On the internet, somebody knows you’re a doc

My current project involves working with statutes and with case law. One of my project partners has built a learning assignment around a court case. Eric Turkewitz has the details (as do many others, including the Boston Globe), but this is the quick summary:

Useful medical toolDr. Robert Lindeman was defending against a malpractice suit in 2007. While Lindeman was on the stand, the plaintiff’s attorney asked if he had a medical blog. He said he did. She asked if he was Flea (posting on the now-vanished drfleablog). He said yes.

The case was settled the following day.

Flea, it turns out, had been blogging before the trial began. He discussed meeting with “an expert on juries” for advice on how to behave on the stand. He also blogged during the trial, commenting on the judge, the sleepy jurors and the appearance of the plaintiff’s attorney.

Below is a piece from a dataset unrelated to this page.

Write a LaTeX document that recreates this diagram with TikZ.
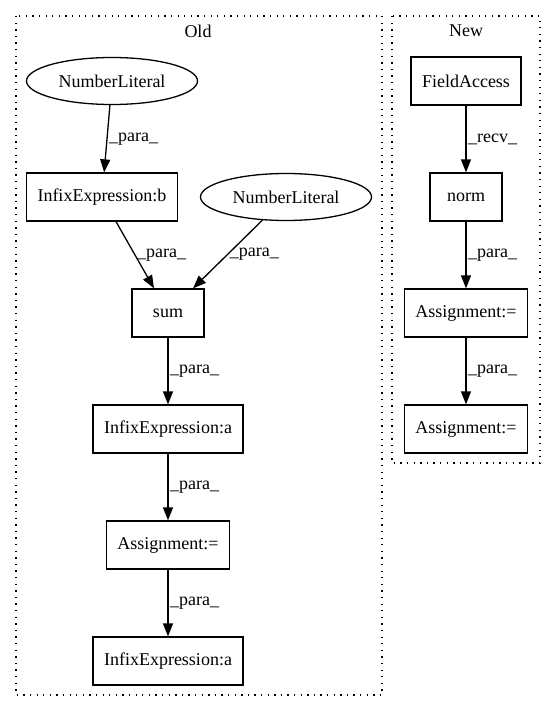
\documentclass[tikz,border=0pt]{standalone}
\usepackage{fontspec}
\setmainfont{Liberation Serif}
\usetikzlibrary{shapes.geometric,arrows.meta}

\begin{document}
\begin{tikzpicture}[x=1pt, y=-1pt,
                      every node/.style = {font=\fontsize{18}{22}\selectfont},
                      box/.style = {shape=rectangle, draw, line width=1.3pt,
                        minimum width=72pt, minimum height=48pt, inner xsep=11pt},
                      oval/.style = {shape=ellipse, draw, line width=1.3pt,
                        minimum width=171pt, minimum height=47pt, inner sep=0pt},
                      flow/.style = {draw, line width=1.3pt,
                        -{Triangle[length=13pt,width=10pt]}},
                      lbl/.style = {midway, right, inner sep=1.5pt},
                      cluster/.style = {draw, line width=1.3pt,
                        dash pattern=on 1.3pt off 5.3pt}]
  \useasboundingbox (0,0) rectangle (556,712);
  \draw[cluster] (16,16) rectangle (382,695);
  \draw[cluster] (392,16) rectangle (540,463);
  \node (oldlabel) at (198,31) {Old};
  \node (newlabel) at (466,31) {New};

  \node[oval] (numlit1) at (112,81) {NumberLiteral};
  \node[box] (infixb) at (102,197) {InfixExpression:b};
  \node[oval] (numlit2) at (286,197) {NumberLiteral};
  \node[box] (sum) at (168,313) {sum};
  \node[box] (infixa) at (168,429) {InfixExpression:a};
  \node[box] (assignold) at (168,545) {Assignment:=};
  \node[box] (infixa2) at (168,661) {InfixExpression:a};

  \node[box] (field) at (466,81) {FieldAccess};
  \node[box] (norm) at (466,197) {norm};
  \node[box] (assign1) at (466,313) {Assignment:=};
  \node[box] (assign2) at (466,429) {Assignment:=};

  \draw[flow] (numlit1) -- (infixb) node[lbl] {\_para\_};
  \draw[flow] (infixb) -- (sum) node[lbl] {\_para\_};
  \draw[flow] (numlit2) -- (sum) node[lbl] {\_para\_};
  \draw[flow] (sum) -- (infixa) node[lbl] {\_para\_};
  \draw[flow] (infixa) -- (assignold) node[lbl] {\_para\_};
  \draw[flow] (assignold) -- (infixa2) node[lbl] {\_para\_};

  \draw[flow] (field) -- (norm) node[lbl] {\_recv\_};
  \draw[flow] (norm) -- (assign1) node[lbl] {\_para\_};
  \draw[flow] (assign1) -- (assign2) node[lbl] {\_para\_};
\end{tikzpicture}
\end{document}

Not always as useful a toolIronically, in a PDF that claims to have been made of Flea’s site before it was taken down, Flea reports his lawyer suggesting that the opposing side “may pull articles from Flea’s ‘legitimate’ web site to use against him.”

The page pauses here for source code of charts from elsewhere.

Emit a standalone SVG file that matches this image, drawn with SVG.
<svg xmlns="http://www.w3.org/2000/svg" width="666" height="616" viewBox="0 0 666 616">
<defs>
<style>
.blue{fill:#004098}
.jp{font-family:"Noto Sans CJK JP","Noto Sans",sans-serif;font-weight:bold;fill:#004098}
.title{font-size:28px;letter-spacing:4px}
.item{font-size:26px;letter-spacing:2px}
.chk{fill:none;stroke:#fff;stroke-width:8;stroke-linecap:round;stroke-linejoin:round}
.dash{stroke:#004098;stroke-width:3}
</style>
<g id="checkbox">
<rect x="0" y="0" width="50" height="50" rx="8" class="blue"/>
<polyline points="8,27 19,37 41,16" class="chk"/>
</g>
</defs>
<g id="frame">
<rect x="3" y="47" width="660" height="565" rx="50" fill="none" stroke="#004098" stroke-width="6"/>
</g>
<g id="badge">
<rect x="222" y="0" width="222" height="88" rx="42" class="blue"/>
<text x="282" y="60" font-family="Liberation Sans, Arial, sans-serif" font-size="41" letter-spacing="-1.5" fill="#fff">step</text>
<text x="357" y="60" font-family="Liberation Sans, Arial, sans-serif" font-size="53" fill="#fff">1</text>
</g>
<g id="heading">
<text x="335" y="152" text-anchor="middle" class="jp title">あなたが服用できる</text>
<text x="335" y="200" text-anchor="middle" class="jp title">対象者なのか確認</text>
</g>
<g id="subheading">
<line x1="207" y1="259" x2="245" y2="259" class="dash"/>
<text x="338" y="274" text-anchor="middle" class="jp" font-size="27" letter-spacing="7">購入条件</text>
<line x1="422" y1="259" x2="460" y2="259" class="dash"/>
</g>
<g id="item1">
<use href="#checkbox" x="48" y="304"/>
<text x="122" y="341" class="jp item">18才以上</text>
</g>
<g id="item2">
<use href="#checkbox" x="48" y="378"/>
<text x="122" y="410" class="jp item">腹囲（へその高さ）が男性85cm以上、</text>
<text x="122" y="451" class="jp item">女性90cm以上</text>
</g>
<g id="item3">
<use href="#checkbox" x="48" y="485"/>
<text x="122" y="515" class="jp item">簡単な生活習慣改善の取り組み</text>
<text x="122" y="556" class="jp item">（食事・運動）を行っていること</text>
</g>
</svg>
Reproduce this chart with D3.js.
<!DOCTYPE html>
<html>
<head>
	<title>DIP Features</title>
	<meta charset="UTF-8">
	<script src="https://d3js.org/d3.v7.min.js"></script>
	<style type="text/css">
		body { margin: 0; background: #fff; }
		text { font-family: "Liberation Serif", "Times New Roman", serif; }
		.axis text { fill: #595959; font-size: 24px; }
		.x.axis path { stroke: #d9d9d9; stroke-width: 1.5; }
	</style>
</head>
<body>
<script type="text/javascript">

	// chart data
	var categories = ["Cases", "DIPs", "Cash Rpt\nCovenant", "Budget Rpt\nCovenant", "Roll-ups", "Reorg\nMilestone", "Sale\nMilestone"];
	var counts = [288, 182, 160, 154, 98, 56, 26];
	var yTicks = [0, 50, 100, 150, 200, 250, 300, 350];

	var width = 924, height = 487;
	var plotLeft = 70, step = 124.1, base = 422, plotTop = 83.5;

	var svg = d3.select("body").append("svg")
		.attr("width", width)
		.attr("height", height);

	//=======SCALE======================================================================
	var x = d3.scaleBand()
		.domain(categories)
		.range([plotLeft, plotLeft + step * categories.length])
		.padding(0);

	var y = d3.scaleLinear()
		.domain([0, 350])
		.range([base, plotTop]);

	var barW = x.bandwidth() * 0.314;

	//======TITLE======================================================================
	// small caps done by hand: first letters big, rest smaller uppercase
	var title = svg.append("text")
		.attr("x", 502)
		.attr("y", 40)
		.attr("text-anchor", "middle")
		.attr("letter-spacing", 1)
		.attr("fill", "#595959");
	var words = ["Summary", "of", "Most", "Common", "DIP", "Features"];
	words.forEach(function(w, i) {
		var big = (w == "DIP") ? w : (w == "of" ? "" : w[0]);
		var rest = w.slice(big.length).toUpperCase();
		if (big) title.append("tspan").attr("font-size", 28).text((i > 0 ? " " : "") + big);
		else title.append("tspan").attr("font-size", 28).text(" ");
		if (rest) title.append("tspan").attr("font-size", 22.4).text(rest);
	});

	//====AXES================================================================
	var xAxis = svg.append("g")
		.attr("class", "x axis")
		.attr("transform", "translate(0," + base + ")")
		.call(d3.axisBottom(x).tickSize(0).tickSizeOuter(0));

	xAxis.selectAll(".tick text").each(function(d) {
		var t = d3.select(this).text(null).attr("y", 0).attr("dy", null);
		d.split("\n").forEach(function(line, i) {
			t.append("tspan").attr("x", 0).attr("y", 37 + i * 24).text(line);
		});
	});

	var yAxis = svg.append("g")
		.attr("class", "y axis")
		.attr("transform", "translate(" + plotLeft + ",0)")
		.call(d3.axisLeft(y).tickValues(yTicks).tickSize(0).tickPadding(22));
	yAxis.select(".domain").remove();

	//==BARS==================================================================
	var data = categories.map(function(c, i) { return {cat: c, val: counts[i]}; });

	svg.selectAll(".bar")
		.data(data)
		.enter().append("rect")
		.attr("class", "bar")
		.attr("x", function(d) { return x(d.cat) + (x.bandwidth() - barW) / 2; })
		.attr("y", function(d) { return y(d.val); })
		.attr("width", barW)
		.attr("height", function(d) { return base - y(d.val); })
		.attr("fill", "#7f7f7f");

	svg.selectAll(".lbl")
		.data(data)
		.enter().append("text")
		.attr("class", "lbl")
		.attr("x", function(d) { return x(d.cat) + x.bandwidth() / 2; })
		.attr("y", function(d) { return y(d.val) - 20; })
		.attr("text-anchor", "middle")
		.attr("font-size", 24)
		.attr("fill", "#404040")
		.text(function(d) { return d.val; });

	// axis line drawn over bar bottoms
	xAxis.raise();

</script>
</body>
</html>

This apparently did not cause Lindeman to tell his attorney, “You know, I have a blog, too.”

I don’t know anything about the merits of the court case. I do know that a client needs to help his attorney anticipate potential difficulties. And that blogging, while free, can have costs.

Stethoscope photo by happysnappr / Adrian Clark.
Megaphone photo by LarimdaME / Gene Han.

2 thoughts on “On the internet, somebody knows you’re a doc

  1. Interesting… We leave our digital footprints all over the Net. And deleting a blog or a post is not going to be enough. How will one delete all the cached versions, the RSS feeds and the email subscriptions!!!

    You can run but you can’t hide in this digital world.

  2. Manish, in context, the problem with drfleablog (and the reason it’s good for the course I’m working on) is that by discussing on his blog the strategizing he did with his attorney and with the “jury expert,” the doctor could well have been waiving his right to attorney/client privilege.

    No one outside of the case knows why they settled out of court — but since the case had begun, I don’t think it’s wrong to assume he originally felt he had a reasonable chance of prevailing. And that he changed his mind.

    It’s easy to make humorous, snarky, or sarcastic comments on a blog — I might even do that myself someday. You’re by yourself, the ordinary social inhibitions are lessened, and anyway, it’s the blogosphere.

    I’m not saying “never say what’s on your mind.” But if you converse in public, you have to recall from time to time that someone might be listening.